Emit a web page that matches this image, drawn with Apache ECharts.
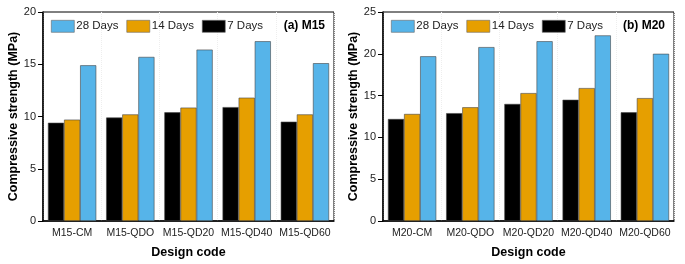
<!DOCTYPE html>
<html>
<head>
<meta charset="utf-8">
<script src="https://cdn.jsdelivr.net/npm/echarts@6/dist/echarts.min.js"></script>
<style>
    html, body { margin: 0; padding: 0; background: #fff; }
    #chart { width: 685px; height: 264px; }
</style>
</head>
<body>
<div id="chart"></div>
<script>
    // 类别
    const m15Codes = ['M15-CM', 'M15-QDO', 'M15-QD20', 'M15-QD40', 'M15-QD60']
    const m20Codes = ['M20-CM', 'M20-QDO', 'M20-QD20', 'M20-QD40', 'M20-QD60']
    const seriesNames = ['7 Days', '14 Days', '28 Days']
    const legendOrder = ['28 Days', '14 Days', '7 Days']

    // M15 强度
    const m15Day7 = [9.4, 9.9, 10.4, 10.9, 9.5]
    const m15Day14 = [9.7, 10.2, 10.85, 11.8, 10.2]
    const m15Day28 = [14.9, 15.7, 16.4, 17.2, 15.1]

    // M20 强度
    const m20Day7 = [12.2, 12.9, 14.0, 14.5, 13.0]
    const m20Day14 = [12.8, 13.6, 15.3, 15.9, 14.7]
    const m20Day28 = [19.7, 20.8, 21.5, 22.2, 20.0]

    const colors = ['#000000', '#E69F00', '#56B4E9']
    const font = 'Liberation Sans, Arial, sans-serif'

    function xAxisOf (idx, codes) {
        return {
            type: 'category',
            gridIndex: idx,
            data: codes,
            name: 'Design code',
            nameLocation: 'middle',
            nameGap: 25,
            nameTextStyle: { fontFamily: font, fontSize: 12.5, fontWeight: 'bold', color: '#000' },
            axisLine: { lineStyle: { color: '#000', width: 1.5 } },
            axisTick: { length: 4, lineStyle: { color: '#000' } },
            axisLabel: { fontFamily: font, fontSize: 10.5, color: '#222', margin: 7, interval: 0, hideOverlap: false },
            splitLine: { show: true, lineStyle: { color: '#eee', type: 'dotted' } }
        }
    }

    function yAxisOf (idx, max) {
        return {
            type: 'value',
            gridIndex: idx,
            min: 0,
            max: max,
            interval: 5,
            name: 'Compressive strength (MPa)',
            nameLocation: 'middle',
            nameGap: 21,
            nameTextStyle: { fontFamily: font, fontSize: 12.5, fontWeight: 'bold', color: '#000' },
            axisLine: { show: true, lineStyle: { color: '#000', width: 1.5 } },
            axisTick: { show: true, inside: false, length: 5, lineStyle: { color: '#000' } },
            axisLabel: { fontFamily: font, fontSize: 11, color: '#222', margin: 7 },
            splitLine: { show: false }
        }
    }

    function barsOf (idx, lists) {
        return lists.map((vals, i) => ({
            name: seriesNames[i],
            type: 'bar',
            xAxisIndex: idx,
            yAxisIndex: idx,
            data: vals,
            barGap: '0%',
            barCategoryGap: '17%',
            itemStyle: { color: colors[i], borderColor: '#444', borderWidth: 0.6 }
        }))
    }

    function legendOf (left) {
        return {
            data: legendOrder,
            left: left,
            top: 15,
            icon: 'rect',
            itemWidth: 23,
            itemHeight: 12,
            itemGap: 8,
            itemStyle: { borderColor: '#666', borderWidth: 0.6 },
            textStyle: { fontFamily: font, fontSize: 11.5, color: '#222', padding: [0, 0, 0, -3] }
        }
    }

    const chart = echarts.init(document.getElementById('chart'))
    chart.setOption({
        animation: false,
        grid: [
            { left: 43, right: 351, top: 12, bottom: 39, show: true, borderColor: '#000', borderWidth: 1 },
            { left: 383, right: 11, top: 12, bottom: 39, show: true, borderColor: '#000', borderWidth: 1 }
        ],
        title: [
            { text: '(a) M15', right: 355, top: 15, textStyle: { fontFamily: font, fontSize: 12, fontWeight: 'bold', color: '#000' } },
            { text: '(b) M20', right: 15, top: 15, textStyle: { fontFamily: font, fontSize: 12, fontWeight: 'bold', color: '#000' } }
        ],
        legend: [
            legendOf(46),
            legendOf(386)
        ],
        xAxis: [xAxisOf(0, m15Codes), xAxisOf(1, m20Codes)],
        yAxis: [yAxisOf(0, 20), yAxisOf(1, 25)],
        series: barsOf(0, [m15Day7, m15Day14, m15Day28]).concat(barsOf(1, [m20Day7, m20Day14, m20Day28]))
    })
</script>
</body>
</html>
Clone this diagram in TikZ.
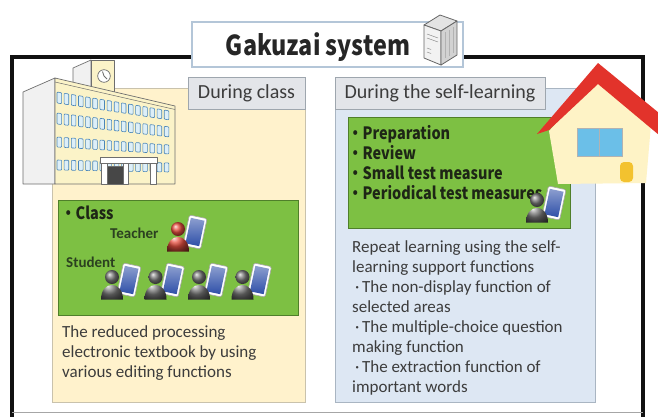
\documentclass[tikz,border=0pt]{standalone}
\usepackage{fontspec}
\setmainfont{Carlito}
\newfontfamily\gothic{Noto Sans CJK JP}[FakeStretch=0.85]

\definecolor{frameblack}{HTML}{111111}
\definecolor{titleedge}{HTML}{B4C6D8}
\definecolor{beige}{HTML}{FFF2CC}
\definecolor{beigeedge}{HTML}{C9C2AC}
\definecolor{skyfill}{HTML}{DDE7F3}
\definecolor{skyedge}{HTML}{A9B5C2}
\definecolor{tabfill}{HTML}{E3E5E9}
\definecolor{tabedge}{HTML}{9EA6AE}
\definecolor{leaf}{HTML}{7DC043}
\definecolor{leafedge}{HTML}{4F7F2A}
\definecolor{ink}{HTML}{3C3C3C}
\definecolor{darkink}{HTML}{1E2616}
\definecolor{labelgreen}{HTML}{2B4020}
\definecolor{roofred}{HTML}{E2332B}
\definecolor{wallcream}{HTML}{FEF3C6}
\definecolor{glass}{HTML}{6BBFE8}
\definecolor{doorgold}{HTML}{F3C22F}
\definecolor{facade}{HTML}{FBF3C8}
\definecolor{sideface}{HTML}{F1F1F1}
\definecolor{outline}{HTML}{6E6E6E}
\definecolor{winfill}{HTML}{DDEFF8}
\definecolor{winedge}{HTML}{4A86B8}
\definecolor{screenblue}{HTML}{2E4FA8}
\definecolor{personred}{HTML}{E85040}
\definecolor{persongray}{HTML}{7A7A7A}

\tikzset{
  panel/.style={draw, line width=0.8pt, inner sep=0pt, rectangle},
  tabbox/.style={draw=tabedge, fill=tabfill, line width=0.8pt, inner sep=0pt,
    font=\fontsize{20}{22}\selectfont, text=ink},
  greenbox/.style={draw=leafedge, fill=leaf, line width=0.8pt, inner sep=0pt},
  % multi-line nodes: the base anchor sits on the last line
  bodytext/.style={anchor=base west, inner sep=0pt, align=left,
    font=\fontsize{17}{20}\selectfont, text=ink},
  bolditem/.style={anchor=base west, inner sep=0pt, align=left,
    font=\gothic\bfseries\fontsize{17}{20}\selectfont, text=darkink},
  role/.style={anchor=base west, inner sep=0pt,
    font=\bfseries\fontsize{15}{16}\selectfont, text=labelgreen},
  win/.style={fill=winfill, draw=winedge, line width=0.6pt},
  bld/.style={draw=outline, line width=0.7pt, line join=round},
  pics/learner/.style={code={
    \begin{scope}[shift={(17,3)}, rotate=-12]
      \filldraw[fill=white, draw=black!35, rounded corners=1.5pt, line width=0.6pt]
        (-9,-15.5) rectangle (9,15.5);
      \shade[top color=screenblue!55!white, bottom color=screenblue]
        (-7,-13) rectangle (7,13);
    \end{scope}
    \shade[ball color=#1] (-11,22.5) .. controls (-11,3) and (11,3) .. (11,22.5) -- cycle;
    \shade[ball color=#1] (0,0) circle (7);
  }}
}

\begin{document}
\begin{tikzpicture}[x=1pt, y=-1pt]
\useasboundingbox (0,0) rectangle (658,416);
\fill[white] (0,0) rectangle (658,416);

% outer frame
\draw[line width=3.5pt, frameblack] (12,417) -- (12,57) -- (643,57) -- (643,417);
\draw[gray!70, line width=0.6pt] (12,412) -- (643,412);

% title box and server
\node[draw=titleedge, fill=white, line width=1.2pt, minimum width=271pt,
      minimum height=45pt, inner sep=0pt] (titlebox) at (327.5,44.5) {};
\node[anchor=base, inner sep=0pt, font=\gothic\bfseries\fontsize{27.5}{30}\selectfont,
      text=black!85] (title) at (318,55) {Gakuzai system};
\begin{scope}[draw=black!60, line width=0.8pt, line join=round]
  \filldraw[fill=gray!22] (424,25) -- (440,15) -- (457,21) -- (441,31) -- cycle;
  \filldraw[fill=gray!10] (424,25) -- (441,31) -- (441,65) -- (424,58) -- cycle;
  \filldraw[fill=gray!35] (441,31) -- (457,21) -- (457,55) -- (441,65) -- cycle;
  \draw[line width=0.5pt, black!45] (427,34) -- (438,38) (427,38) -- (438,42)
    (427,48) -- (431,49.5) (427,52) -- (431,53.5);
  \draw[line width=0.5pt, black!30] (445,32) -- (445,58) (449,30) -- (449,56)
    (453,27) -- (453,53);
\end{scope}

% panels
\node[panel, draw=beigeedge, fill=beige, minimum width=253pt, minimum height=314pt]
  (classpanel) at (178.5,245) {};
\node[panel, draw=skyedge, fill=skyfill, minimum width=260pt, minimum height=314pt]
  (selfpanel) at (465,245) {};
\node[tabbox, minimum width=117pt, minimum height=32pt] (classtab) at (246.5,93)
  {During class};
\node[tabbox, minimum width=210pt, minimum height=32pt] (selftab) at (440,93)
  {During the self-learning};

% school building
\filldraw[bld, fill=sideface] (73,68) -- (91,60) -- (91,98) -- (73,98) -- cycle;
\filldraw[bld, fill=facade] (91,60) rectangle (114,98);
\filldraw[bld, fill=white] (104,76) circle (6.3);
\draw[outline, line width=0.9pt] (104,76) -- (102.5,71.5) (104,76) -- (107,79);
\filldraw[bld, fill=sideface] (23,92) -- (55,78) -- (55,184) -- (23,184) -- cycle;
\filldraw[bld, fill=facade] (55,78) -- (175,106) -- (175,184) -- (55,184) -- cycle;
\draw[outline, line width=0.5pt] (55,82) -- (175,109.5);
\foreach \lt/\lb/\rt/\rb in {92/103/111/120, 113/124/127/137, 137/147/145/154, 160/170/163/172}{
  \foreach \j in {0,...,15}{
    \pgfmathsetmacro\xa{57+\j*7.15}
    \pgfmathsetmacro\xb{\xa+4.6}
    \pgfmathsetmacro\ta{(\xa-57)/113}
    \pgfmathsetmacro\tb{(\xb-57)/113}
    \draw[win, rounded corners=0.8pt]
      (\xa,{\lt+\ta*(\rt-\lt)}) -- (\xb,{\lt+\tb*(\rt-\lt)})
      -- (\xb,{\lb+\tb*(\rb-\lb)}) -- (\xa,{\lb+\ta*(\rb-\lb)}) -- cycle;
  }
}
\filldraw[bld, fill=white] (100,157) rectangle (157,163);
\filldraw[bld, fill=white] (101,163) rectangle (107,184);
\filldraw[bld, fill=black!72] (107,166) rectangle (123,184);
\filldraw[bld, fill=white] (123,163) rectangle (128,184);
\filldraw[bld, fill=white] (150,163) rectangle (156,184);

% class activity
\node[greenbox, minimum width=240pt, minimum height=115pt] (classgreen) at (178,257.5) {};
\node[bolditem] (classitem) at (61,219) {・Class};
\node[role] (teacherlabel) at (110,238) {Teacher};
\node[role] (studentlabel) at (66,267) {Student};
\pic (teacher) at (178,229) {learner=personred};
\foreach \k/\x in {1/112,2/155.5,3/199,4/242.5}{
  \pic (student\k) at (\x,277) {learner=persongray};
}
\node[bodytext] (classtext) at (62,377)
  {The reduced processing\\electronic textbook by using\\various editing functions};

% self-learning activity
\node[greenbox, minimum width=222pt, minimum height=111pt] (selfgreen) at (459,172.5) {};
\node[bolditem] (selfitems) at (348,199)
  {・Preparation\\・Review\\・Small test measure\\・Periodical test measures};
\pic (selfstudent) at (537,200) {learner=persongray};
\node[bodytext] (selftext) at (352,392)
  {Repeat learning using the self-\\learning support functions\\
   \,·\,The non-display function of\\selected areas\\
   \,·\,The multiple-choice question\\making function\\
   \,·\,The extraction function of\\important words};

% house
\fill[wallcream] (549,131) -- (598,76) -- (651,124) -- (646,183) -- (558,184) -- cycle;
\filldraw[fill=glass, draw=gray!60, line width=0.8pt] (577,128) rectangle (622,156);
\draw[gray!60, line width=1.4pt] (599.5,128) -- (599.5,156);
\fill[doorgold, rounded corners=4pt] (620,182) -- (620,162) -- (633,162) -- (633,182) -- cycle;
\fill[roofred] (537,134) -- (598,63) -- (659,113) -- (659,135) -- (598,84) -- (549,130) -- cycle;
\end{tikzpicture}
\end{document}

_ _ _ _

● **TASK TO COMPLETE**: Reproduce, word for word, every line from the start of the records down to and including the line with "const font = 'Liberation"; skip the pictures.

● **SOLUTION**:
Emit a web page that matches this image, drawn with Apache ECharts.
<!DOCTYPE html>
<html>
<head>
<meta charset="utf-8">
<script src="https://cdn.jsdelivr.net/npm/echarts@6/dist/echarts.min.js"></script>
<style>
    html, body { margin: 0; padding: 0; background: #fff; }
    #chart { width: 685px; height: 264px; }
</style>
</head>
<body>
<div id="chart"></div>
<script>
    // 类别
    const m15Codes = ['M15-CM', 'M15-QDO', 'M15-QD20', 'M15-QD40', 'M15-QD60']
    const m20Codes = ['M20-CM', 'M20-QDO', 'M20-QD20', 'M20-QD40', 'M20-QD60']
    const seriesNames = ['7 Days', '14 Days', '28 Days']
    const legendOrder = ['28 Days', '14 Days', '7 Days']

    // M15 强度
    const m15Day7 = [9.4, 9.9, 10.4, 10.9, 9.5]
    const m15Day14 = [9.7, 10.2, 10.85, 11.8, 10.2]
    const m15Day28 = [14.9, 15.7, 16.4, 17.2, 15.1]

    // M20 强度
    const m20Day7 = [12.2, 12.9, 14.0, 14.5, 13.0]
    const m20Day14 = [12.8, 13.6, 15.3, 15.9, 14.7]
    const m20Day28 = [19.7, 20.8, 21.5, 22.2, 20.0]

    const colors = ['#000000', '#E69F00', '#56B4E9']
    const font = 'Liberation Sans, Arial, sans-serif'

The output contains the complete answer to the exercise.